# Your instructions
Copy all of the material word for word, except for the pictures.

# Data provided
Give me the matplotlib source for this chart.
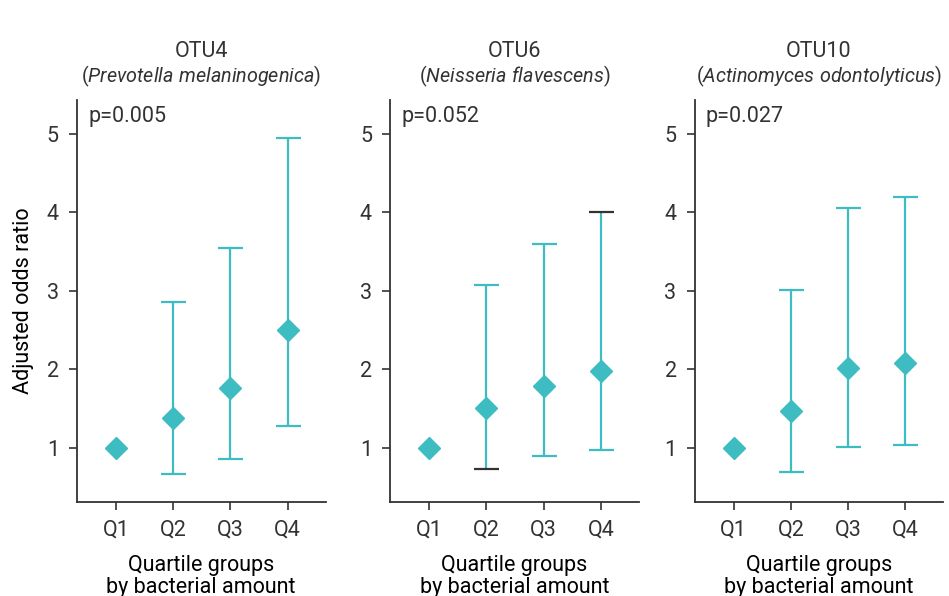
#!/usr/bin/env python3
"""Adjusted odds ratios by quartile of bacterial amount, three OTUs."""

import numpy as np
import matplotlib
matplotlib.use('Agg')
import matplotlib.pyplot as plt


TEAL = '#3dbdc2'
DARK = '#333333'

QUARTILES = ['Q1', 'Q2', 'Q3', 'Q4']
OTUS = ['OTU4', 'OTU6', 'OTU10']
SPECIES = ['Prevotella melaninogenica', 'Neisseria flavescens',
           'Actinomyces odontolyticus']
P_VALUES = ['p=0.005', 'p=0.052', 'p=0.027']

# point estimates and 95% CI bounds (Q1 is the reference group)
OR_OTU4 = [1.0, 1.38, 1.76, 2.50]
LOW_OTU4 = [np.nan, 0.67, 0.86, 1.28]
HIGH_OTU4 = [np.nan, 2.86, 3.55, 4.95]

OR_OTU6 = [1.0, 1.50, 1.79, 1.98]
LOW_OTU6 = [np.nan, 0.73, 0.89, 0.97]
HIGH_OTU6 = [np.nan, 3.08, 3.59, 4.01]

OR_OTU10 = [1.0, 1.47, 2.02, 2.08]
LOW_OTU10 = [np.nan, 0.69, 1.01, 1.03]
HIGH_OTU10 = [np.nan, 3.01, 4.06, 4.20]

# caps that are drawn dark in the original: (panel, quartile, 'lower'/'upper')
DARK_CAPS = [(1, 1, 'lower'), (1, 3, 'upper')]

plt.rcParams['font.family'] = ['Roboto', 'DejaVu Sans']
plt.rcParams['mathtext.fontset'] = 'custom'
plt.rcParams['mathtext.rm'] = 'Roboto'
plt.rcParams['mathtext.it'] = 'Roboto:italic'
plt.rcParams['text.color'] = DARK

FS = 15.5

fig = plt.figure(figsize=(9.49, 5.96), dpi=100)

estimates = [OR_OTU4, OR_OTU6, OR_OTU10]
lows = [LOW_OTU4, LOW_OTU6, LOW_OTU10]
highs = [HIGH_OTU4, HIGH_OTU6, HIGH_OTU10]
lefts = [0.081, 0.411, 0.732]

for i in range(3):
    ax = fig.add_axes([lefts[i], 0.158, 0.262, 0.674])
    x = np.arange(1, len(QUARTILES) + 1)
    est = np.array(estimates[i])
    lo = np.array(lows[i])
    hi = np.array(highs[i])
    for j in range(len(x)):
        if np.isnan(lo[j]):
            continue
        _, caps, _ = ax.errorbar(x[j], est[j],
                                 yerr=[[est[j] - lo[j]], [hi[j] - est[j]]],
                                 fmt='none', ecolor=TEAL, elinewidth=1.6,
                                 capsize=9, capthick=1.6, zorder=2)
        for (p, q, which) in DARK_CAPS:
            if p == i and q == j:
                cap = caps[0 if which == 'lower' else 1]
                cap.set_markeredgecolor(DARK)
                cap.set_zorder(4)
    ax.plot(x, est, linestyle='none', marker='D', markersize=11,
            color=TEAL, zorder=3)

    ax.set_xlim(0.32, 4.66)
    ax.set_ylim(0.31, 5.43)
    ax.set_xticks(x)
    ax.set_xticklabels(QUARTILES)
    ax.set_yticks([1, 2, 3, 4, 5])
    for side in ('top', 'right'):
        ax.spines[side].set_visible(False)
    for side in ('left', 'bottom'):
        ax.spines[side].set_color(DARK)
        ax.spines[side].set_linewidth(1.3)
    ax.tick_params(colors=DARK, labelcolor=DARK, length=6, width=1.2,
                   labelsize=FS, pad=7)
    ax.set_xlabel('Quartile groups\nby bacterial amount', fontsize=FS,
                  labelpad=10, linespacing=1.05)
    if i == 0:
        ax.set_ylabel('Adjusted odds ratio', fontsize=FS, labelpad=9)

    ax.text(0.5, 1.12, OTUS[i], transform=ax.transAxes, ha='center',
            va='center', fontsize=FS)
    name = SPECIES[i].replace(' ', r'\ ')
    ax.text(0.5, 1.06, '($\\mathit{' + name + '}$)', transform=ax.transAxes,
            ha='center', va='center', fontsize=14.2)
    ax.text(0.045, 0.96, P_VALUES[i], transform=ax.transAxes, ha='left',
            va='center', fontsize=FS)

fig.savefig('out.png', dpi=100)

# Problem solution
Give me the matplotlib source for this chart.
#!/usr/bin/env python3
"""Adjusted odds ratios by quartile of bacterial amount, three OTUs."""

import numpy as np
import matplotlib
matplotlib.use('Agg')
import matplotlib.pyplot as plt


TEAL = '#3dbdc2'
DARK = '#333333'

QUARTILES = ['Q1', 'Q2', 'Q3', 'Q4']
OTUS = ['OTU4', 'OTU6', 'OTU10']
SPECIES = ['Prevotella melaninogenica', 'Neisseria flavescens',
           'Actinomyces odontolyticus']
P_VALUES = ['p=0.005', 'p=0.052', 'p=0.027']

# point estimates and 95% CI bounds (Q1 is the reference group)
OR_OTU4 = [1.0, 1.38, 1.76, 2.50]
LOW_OTU4 = [np.nan, 0.67, 0.86, 1.28]
HIGH_OTU4 = [np.nan, 2.86, 3.55, 4.95]

OR_OTU6 = [1.0, 1.50, 1.79, 1.98]
LOW_OTU6 = [np.nan, 0.73, 0.89, 0.97]
HIGH_OTU6 = [np.nan, 3.08, 3.59, 4.01]

OR_OTU10 = [1.0, 1.47, 2.02, 2.08]
LOW_OTU10 = [np.nan, 0.69, 1.01, 1.03]
HIGH_OTU10 = [np.nan, 3.01, 4.06, 4.20]

# caps that are drawn dark in the original: (panel, quartile, 'lower'/'upper')
DARK_CAPS = [(1, 1, 'lower'), (1, 3, 'upper')]

plt.rcParams['font.family'] = ['Roboto', 'DejaVu Sans']
plt.rcParams['mathtext.fontset'] = 'custom'
plt.rcParams['mathtext.rm'] = 'Roboto'
plt.rcParams['mathtext.it'] = 'Roboto:italic'
plt.rcParams['text.color'] = DARK

FS = 15.5

fig = plt.figure(figsize=(9.49, 5.96), dpi=100)

estimates = [OR_OTU4, OR_OTU6, OR_OTU10]
lows = [LOW_OTU4, LOW_OTU6, LOW_OTU10]
highs = [HIGH_OTU4, HIGH_OTU6, HIGH_OTU10]
lefts = [0.081, 0.411, 0.732]

for i in range(3):
    ax = fig.add_axes([lefts[i], 0.158, 0.262, 0.674])
    x = np.arange(1, len(QUARTILES) + 1)
    est = np.array(estimates[i])
    lo = np.array(lows[i])
    hi = np.array(highs[i])
    for j in range(len(x)):
        if np.isnan(lo[j]):
            continue
        _, caps, _ = ax.errorbar(x[j], est[j],
                                 yerr=[[est[j] - lo[j]], [hi[j] - est[j]]],
                                 fmt='none', ecolor=TEAL, elinewidth=1.6,
                                 capsize=9, capthick=1.6, zorder=2)
        for (p, q, which) in DARK_CAPS:
            if p == i and q == j:
                cap = caps[0 if which == 'lower' else 1]
                cap.set_markeredgecolor(DARK)
                cap.set_zorder(4)
    ax.plot(x, est, linestyle='none', marker='D', markersize=11,
            color=TEAL, zorder=3)

    ax.set_xlim(0.32, 4.66)
    ax.set_ylim(0.31, 5.43)
    ax.set_xticks(x)
    ax.set_xticklabels(QUARTILES)
    ax.set_yticks([1, 2, 3, 4, 5])
    for side in ('top', 'right'):
        ax.spines[side].set_visible(False)
    for side in ('left', 'bottom'):
        ax.spines[side].set_color(DARK)
        ax.spines[side].set_linewidth(1.3)
    ax.tick_params(colors=DARK, labelcolor=DARK, length=6, width=1.2,
                   labelsize=FS, pad=7)
    ax.set_xlabel('Quartile groups\nby bacterial amount', fontsize=FS,
                  labelpad=10, linespacing=1.05)
    if i == 0:
        ax.set_ylabel('Adjusted odds ratio', fontsize=FS, labelpad=9)

    ax.text(0.5, 1.12, OTUS[i], transform=ax.transAxes, ha='center',
            va='center', fontsize=FS)
    name = SPECIES[i].replace(' ', r'\ ')
    ax.text(0.5, 1.06, '($\\mathit{' + name + '}$)', transform=ax.transAxes,
            ha='center', va='center', fontsize=14.2)
    ax.text(0.045, 0.96, P_VALUES[i], transform=ax.transAxes, ha='left',
            va='center', fontsize=FS)

fig.savefig('out.png', dpi=100)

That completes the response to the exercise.